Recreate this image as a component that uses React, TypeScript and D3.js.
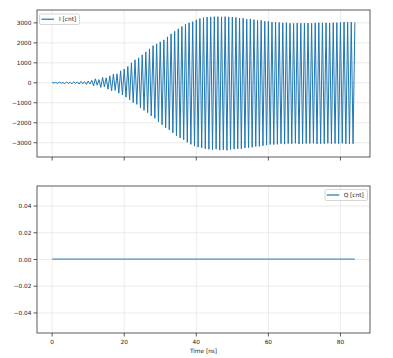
import React from "react";
import * as d3 from "d3";

// Upper peaks of I [cnt] at t = 0,1,...,84 ns
const iUpper = [
  20, 15, 30, 10, 40, 20, 50, 40, 70, 60, 90, 120, 200, 160, 270, 250, 350, 440, 450, 600,
  690, 820, 1000, 1150, 1250, 1400, 1550, 1700, 1860, 1950, 2050, 2150, 2300, 2450, 2580, 2700,
  2820, 2930, 3000, 3060, 3150, 3220, 3260, 3290, 3300, 3310, 3310, 3300, 3310, 3300, 3290, 3270,
  3240, 3230, 3180, 3200, 3160, 3120, 3130, 3080, 3070, 3040, 3040, 3020, 3000, 3010, 2980, 2970,
  2990, 2980, 2990, 2990, 2980, 3000, 3010, 3000, 3000, 2990, 3010, 3010, 3020, 3040, 3030, 3040, 3020,
];
// Lower peaks of I [cnt] at t = 0.5,1.5,...,83.5 ns
const iLower = [
  -10, -30, -20, -40, -30, -50, -30, -60, -50, -80, -60, -150, -120, -230, -200, -320, -400, -380,
  -520, -600, -720, -850, -990, -1080, -1250, -1380, -1500, -1650, -1780, -1950, -2100, -2250, -2350,
  -2500, -2650, -2760, -2850, -2980, -3080, -3170, -3220, -3260, -3300, -3330, -3350, -3320, -3370,
  -3350, -3380, -3340, -3320, -3300, -3300, -3260, -3250, -3230, -3190, -3180, -3150, -3120, -3090,
  -3090, -3080, -3050, -3070, -3040, -3050, -3030, -3060, -3050, -3040, -3040, -3030, -3060, -3050,
  -3050, -3030, -3050, -3040, -3050, -3030, -3050, -3060, -3050,
];
const qTimes = [0, 84];
const qValues = [0, 0];

const xTicks = [0, 20, 40, 60, 80];
const iTicks = [-3000, -2000, -1000, 0, 1000, 2000, 3000];
const qTicks = [-0.04, -0.02, 0.0, 0.02, 0.04];
const xLabel = "Time [ns]";
const iLabel = "I [cnt]";
const qLabel = "Q [cnt]";

const W = 393, H = 358;
const L = 37, R = 370;
const T1 = 10, B1 = 157;
const T2 = 186, B2 = 333;
const FONT = "DejaVu Sans";
const FS = 5.8;
const BLUE = "#1f77b4";
const SPINE = "#333333";
const GRID = "#e6e6e6";

const fmtMinus = (s: string) => s.replace("-", "\u2212");

export default function App() {
  const iData: [number, number][] = [];
  for (let k = 0; k < iUpper.length; k++) {
    iData.push([k, iUpper[k]]);
    if (k < iLower.length) iData.push([k + 0.5, iLower[k]]);
  }
  const tMin = d3.min(iData, (d) => d[0])!;
  const tMax = d3.max(iData, (d) => d[0])!;
  const tPad = (tMax - tMin) * 0.05;
  const x = d3.scaleLinear().domain([tMin - tPad, tMax + tPad]).range([L, R]);

  const vMin = d3.min(iData, (d) => d[1])!;
  const vMax = d3.max(iData, (d) => d[1])!;
  const vPad = (vMax - vMin) * 0.05;
  const yI = d3.scaleLinear().domain([vMin - vPad, vMax + vPad]).range([B1, T1]);
  const yQ = d3.scaleLinear().domain([-0.055, 0.055]).range([B2, T2]);

  const lineI = d3.line<[number, number]>().x((d) => x(d[0])).y((d) => yI(d[1]));
  const qData: [number, number][] = qTimes.map((t, i) => [t, qValues[i]]);

  const fmtQ = d3.format(".2f");

  const frame = (top: number, bottom: number) => (
    <rect x={L} y={top} width={R - L} height={bottom - top} fill="none" stroke={SPINE} strokeWidth={0.8} />
  );

  return (
    <svg width={W} height={H} style={{ position: "absolute", left: 0, top: 0 }} fontFamily={FONT}>
      <rect x={0} y={0} width={W} height={H} fill="white" />
      {/* Top axes grid */}
      {xTicks.map((t) => (
        <line key={"gx1" + t} x1={x(t)} x2={x(t)} y1={T1} y2={B1} stroke={GRID} strokeWidth={0.8} />
      ))}
      {iTicks.map((v) => (
        <line key={"gy1" + v} x1={L} x2={R} y1={yI(v)} y2={yI(v)} stroke={GRID} strokeWidth={0.8} />
      ))}
      <path d={lineI(iData) || ""} fill="none" stroke={BLUE} strokeWidth={1} strokeLinejoin="round" />
      {frame(T1, B1)}
      {xTicks.map((t) => (
        <line key={"tx1" + t} x1={x(t)} x2={x(t)} y1={B1} y2={B1 + 3.5} stroke={SPINE} strokeWidth={0.8} />
      ))}
      {iTicks.map((v) => (
        <g key={"ty1" + v}>
          <line x1={L - 3.5} x2={L} y1={yI(v)} y2={yI(v)} stroke={SPINE} strokeWidth={0.8} />
          <text x={L - 5.5} y={yI(v)} dy="0.35em" textAnchor="end" fontSize={FS} fill="#222">
            {fmtMinus(String(v))}
          </text>
        </g>
      ))}
      {/* Legend top */}
      <rect x={39.5} y={14} width={40} height={10.5} rx={1.5} fill="white" fillOpacity={0.8} stroke="#cccccc" strokeWidth={0.8} />
      <line x1={41.5} x2={54} y1={19.2} y2={19.2} stroke={BLUE} strokeWidth={1.2} />
      <text x={59} y={19.2} dy="0.35em" fontSize={FS} fill="#222">{iLabel}</text>

      {/* Bottom axes grid */}
      {xTicks.map((t) => (
        <line key={"gx2" + t} x1={x(t)} x2={x(t)} y1={T2} y2={B2} stroke={GRID} strokeWidth={0.8} />
      ))}
      {qTicks.map((v) => (
        <line key={"gy2" + v} x1={L} x2={R} y1={yQ(v)} y2={yQ(v)} stroke={GRID} strokeWidth={0.8} />
      ))}
      <line
        x1={x(qData[0][0])}
        x2={x(qData[1][0])}
        y1={yQ(qData[0][1]) - 0.3}
        y2={yQ(qData[1][1]) - 0.3}
        style={{ stroke: "#4a90c8", strokeWidth: 1.3 }}
      />
      {frame(T2, B2)}
      {xTicks.map((t) => (
        <g key={"tx2" + t}>
          <line x1={x(t)} x2={x(t)} y1={B2} y2={B2 + 3.5} stroke={SPINE} strokeWidth={0.8} />
          <text x={x(t)} y={B2 + 9} dy="0.35em" textAnchor="middle" fontSize={FS} fill="#222">
            {String(t)}
          </text>
        </g>
      ))}
      {qTicks.map((v) => (
        <g key={"ty2" + v}>
          <line x1={L - 3.5} x2={L} y1={yQ(v)} y2={yQ(v)} stroke={SPINE} strokeWidth={0.8} />
          <text x={L - 5.5} y={yQ(v)} dy="0.35em" textAnchor="end" fontSize={FS} fill="#222">
            {fmtMinus(fmtQ(v))}
          </text>
        </g>
      ))}
      <text x={(L + R) / 2} y={351} dy="0.35em" textAnchor="middle" fontSize={FS} fill="#222">{xLabel}</text>
      {/* Legend bottom */}
      <rect x={325} y={189.5} width={42.5} height={11} rx={1.5} fill="white" fillOpacity={0.8} stroke="#cccccc" strokeWidth={0.8} />
      <line x1={326.7} x2={339.3} y1={195} y2={195} stroke={BLUE} strokeWidth={1.2} />
      <text x={343.7} y={195} dy="0.35em" fontSize={FS} fill="#222">{qLabel}</text>
    </svg>
  );
}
========
Omit the pictures and give the material again, exactly and in full.

→ **Completed exercise**:
Recreate this image as a component that uses React, TypeScript and D3.js.
import React from "react";
import * as d3 from "d3";

// Upper peaks of I [cnt] at t = 0,1,...,84 ns
const iUpper = [
  20, 15, 30, 10, 40, 20, 50, 40, 70, 60, 90, 120, 200, 160, 270, 250, 350, 440, 450, 600,
  690, 820, 1000, 1150, 1250, 1400, 1550, 1700, 1860, 1950, 2050, 2150, 2300, 2450, 2580, 2700,
  2820, 2930, 3000, 3060, 3150, 3220, 3260, 3290, 3300, 3310, 3310, 3300, 3310, 3300, 3290, 3270,
  3240, 3230, 3180, 3200, 3160, 3120, 3130, 3080, 3070, 3040, 3040, 3020, 3000, 3010, 2980, 2970,
  2990, 2980, 2990, 2990, 2980, 3000, 3010, 3000, 3000, 2990, 3010, 3010, 3020, 3040, 3030, 3040, 3020,
];
// Lower peaks of I [cnt] at t = 0.5,1.5,...,83.5 ns
const iLower = [
  -10, -30, -20, -40, -30, -50, -30, -60, -50, -80, -60, -150, -120, -230, -200, -320, -400, -380,
  -520, -600, -720, -850, -990, -1080, -1250, -1380, -1500, -1650, -1780, -1950, -2100, -2250, -2350,
  -2500, -2650, -2760, -2850, -2980, -3080, -3170, -3220, -3260, -3300, -3330, -3350, -3320, -3370,
  -3350, -3380, -3340, -3320, -3300, -3300, -3260, -3250, -3230, -3190, -3180, -3150, -3120, -3090,
  -3090, -3080, -3050, -3070, -3040, -3050, -3030, -3060, -3050, -3040, -3040, -3030, -3060, -3050,
  -3050, -3030, -3050, -3040, -3050, -3030, -3050, -3060, -3050,
];
const qTimes = [0, 84];
const qValues = [0, 0];

const xTicks = [0, 20, 40, 60, 80];
const iTicks = [-3000, -2000, -1000, 0, 1000, 2000, 3000];
const qTicks = [-0.04, -0.02, 0.0, 0.02, 0.04];
const xLabel = "Time [ns]";
const iLabel = "I [cnt]";
const qLabel = "Q [cnt]";

const W = 393, H = 358;
const L = 37, R = 370;
const T1 = 10, B1 = 157;
const T2 = 186, B2 = 333;
const FONT = "DejaVu Sans";
const FS = 5.8;
const BLUE = "#1f77b4";
const SPINE = "#333333";
const GRID = "#e6e6e6";

const fmtMinus = (s: string) => s.replace("-", "\u2212");

export default function App() {
  const iData: [number, number][] = [];
  for (let k = 0; k < iUpper.length; k++) {
    iData.push([k, iUpper[k]]);
    if (k < iLower.length) iData.push([k + 0.5, iLower[k]]);
  }
  const tMin = d3.min(iData, (d) => d[0])!;
  const tMax = d3.max(iData, (d) => d[0])!;
  const tPad = (tMax - tMin) * 0.05;
  const x = d3.scaleLinear().domain([tMin - tPad, tMax + tPad]).range([L, R]);

  const vMin = d3.min(iData, (d) => d[1])!;
  const vMax = d3.max(iData, (d) => d[1])!;
  const vPad = (vMax - vMin) * 0.05;
  const yI = d3.scaleLinear().domain([vMin - vPad, vMax + vPad]).range([B1, T1]);
  const yQ = d3.scaleLinear().domain([-0.055, 0.055]).range([B2, T2]);

  const lineI = d3.line<[number, number]>().x((d) => x(d[0])).y((d) => yI(d[1]));
  const qData: [number, number][] = qTimes.map((t, i) => [t, qValues[i]]);

  const fmtQ = d3.format(".2f");

  const frame = (top: number, bottom: number) => (
    <rect x={L} y={top} width={R - L} height={bottom - top} fill="none" stroke={SPINE} strokeWidth={0.8} />
  );

  return (
    <svg width={W} height={H} style={{ position: "absolute", left: 0, top: 0 }} fontFamily={FONT}>
      <rect x={0} y={0} width={W} height={H} fill="white" />
      {/* Top axes grid */}
      {xTicks.map((t) => (
        <line key={"gx1" + t} x1={x(t)} x2={x(t)} y1={T1} y2={B1} stroke={GRID} strokeWidth={0.8} />
      ))}
      {iTicks.map((v) => (
        <line key={"gy1" + v} x1={L} x2={R} y1={yI(v)} y2={yI(v)} stroke={GRID} strokeWidth={0.8} />
      ))}
      <path d={lineI(iData) || ""} fill="none" stroke={BLUE} strokeWidth={1} strokeLinejoin="round" />
      {frame(T1, B1)}
      {xTicks.map((t) => (
        <line key={"tx1" + t} x1={x(t)} x2={x(t)} y1={B1} y2={B1 + 3.5} stroke={SPINE} strokeWidth={0.8} />
      ))}
      {iTicks.map((v) => (
        <g key={"ty1" + v}>
          <line x1={L - 3.5} x2={L} y1={yI(v)} y2={yI(v)} stroke={SPINE} strokeWidth={0.8} />
          <text x={L - 5.5} y={yI(v)} dy="0.35em" textAnchor="end" fontSize={FS} fill="#222">
            {fmtMinus(String(v))}
          </text>
        </g>
      ))}
      {/* Legend top */}
      <rect x={39.5} y={14} width={40} height={10.5} rx={1.5} fill="white" fillOpacity={0.8} stroke="#cccccc" strokeWidth={0.8} />
      <line x1={41.5} x2={54} y1={19.2} y2={19.2} stroke={BLUE} strokeWidth={1.2} />
      <text x={59} y={19.2} dy="0.35em" fontSize={FS} fill="#222">{iLabel}</text>

      {/* Bottom axes grid */}
      {xTicks.map((t) => (
        <line key={"gx2" + t} x1={x(t)} x2={x(t)} y1={T2} y2={B2} stroke={GRID} strokeWidth={0.8} />
      ))}
      {qTicks.map((v) => (
        <line key={"gy2" + v} x1={L} x2={R} y1={yQ(v)} y2={yQ(v)} stroke={GRID} strokeWidth={0.8} />
      ))}
      <line
        x1={x(qData[0][0])}
        x2={x(qData[1][0])}
        y1={yQ(qData[0][1]) - 0.3}
        y2={yQ(qData[1][1]) - 0.3}
        style={{ stroke: "#4a90c8", strokeWidth: 1.3 }}
      />
      {frame(T2, B2)}
      {xTicks.map((t) => (
        <g key={"tx2" + t}>
          <line x1={x(t)} x2={x(t)} y1={B2} y2={B2 + 3.5} stroke={SPINE} strokeWidth={0.8} />
          <text x={x(t)} y={B2 + 9} dy="0.35em" textAnchor="middle" fontSize={FS} fill="#222">
            {String(t)}
          </text>
        </g>
      ))}
      {qTicks.map((v) => (
        <g key={"ty2" + v}>
          <line x1={L - 3.5} x2={L} y1={yQ(v)} y2={yQ(v)} stroke={SPINE} strokeWidth={0.8} />
          <text x={L - 5.5} y={yQ(v)} dy="0.35em" textAnchor="end" fontSize={FS} fill="#222">
            {fmtMinus(fmtQ(v))}
          </text>
        </g>
      ))}
      <text x={(L + R) / 2} y={351} dy="0.35em" textAnchor="middle" fontSize={FS} fill="#222">{xLabel}</text>
      {/* Legend bottom */}
      <rect x={325} y={189.5} width={42.5} height={11} rx={1.5} fill="white" fillOpacity={0.8} stroke="#cccccc" strokeWidth={0.8} />
      <line x1={326.7} x2={339.3} y1={195} y2={195} stroke={BLUE} strokeWidth={1.2} />
      <text x={343.7} y={195} dy="0.35em" fontSize={FS} fill="#222">{qLabel}</text>
    </svg>
  );
}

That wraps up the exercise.